I cooked bean-bark stew and wrapped it in a tortilla with slices of cheddar cheese for lunch at Watauga Lake Shelter, a long mile from the dam. After lunch, I filled a bucket with water from a rhododendron-lined stream and took a sponge bath behind the shelter. Bringing the bucket—a one-gallon ice-cream container—had been a last-minute decision. I carried it upside down in my backpack and slid it over the items at the top, so it didn’t take up much space.

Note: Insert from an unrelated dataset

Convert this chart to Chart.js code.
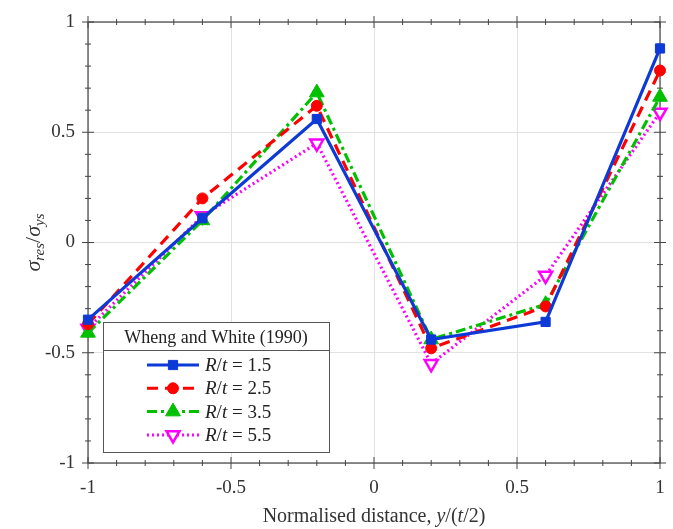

It started raining just as I was ready to leave. A long-distance hiker named Seeker arrived. We talked for an hour in the shelter until the rain stopped. She said she was seeking—hence the name—a spiritual connection with nature. What was I seeking? I thought of it more as finding, a two-way proposition: I find something; something finds me. The mystery of what would come around the bend—that intersection, that serendipitous moment—excited me and kept me walking. Of course, serendipity can be one-sided. Just ask the mouse who meets the owl for the first and last time.
I leaned heavily on my hiking poles for five miles, ascending to the flat top of Pond Mountain. When the trail leveled at the top, I sang an old song: “I like to singa, about the moona, and the Juna, and the springa, I like to singa, about the sky so blue, and a tea for two…” I quit singing and put on my poncho when it started raining. The next three miles dropped steeply to Laurel Fork Creek over rocky terrain. The trail leveled once creek side but tested me again for the last half-mile climb, over slick rocks and mud, with darkness closing in, to Laurel Fork Shelter.
A young man named Lone Wolf and a huge Rottweiler named Max occupied Laurel Fork Shelter. Max’s loud bark stopped me in my tracks until Lone Wolf calmed him down so I could approach the shelter. I changed out of damp clothes into long johns and a fleece jacket before cooking supper with my headlamp on—ramen noodles with ground turkey and sauerkraut. My food bag was safe in the shelter—no bears would come around with Max standing guard.
Lone Wolf had been living in the woods, fishing Laurel Creek for trout. He was escaping—at least temporarily—the life that had been fixed for him back on the family farm. The vibe I felt in the shelter was that I had entered his lair: he, the dicey host, and I, the wary guest. After supper, I rolled out my sleeping bag on the opposite side of the shelter from Lone Wolf. I clicked off my headlamp and laid it by my side along with my pocketknife and hiking poles.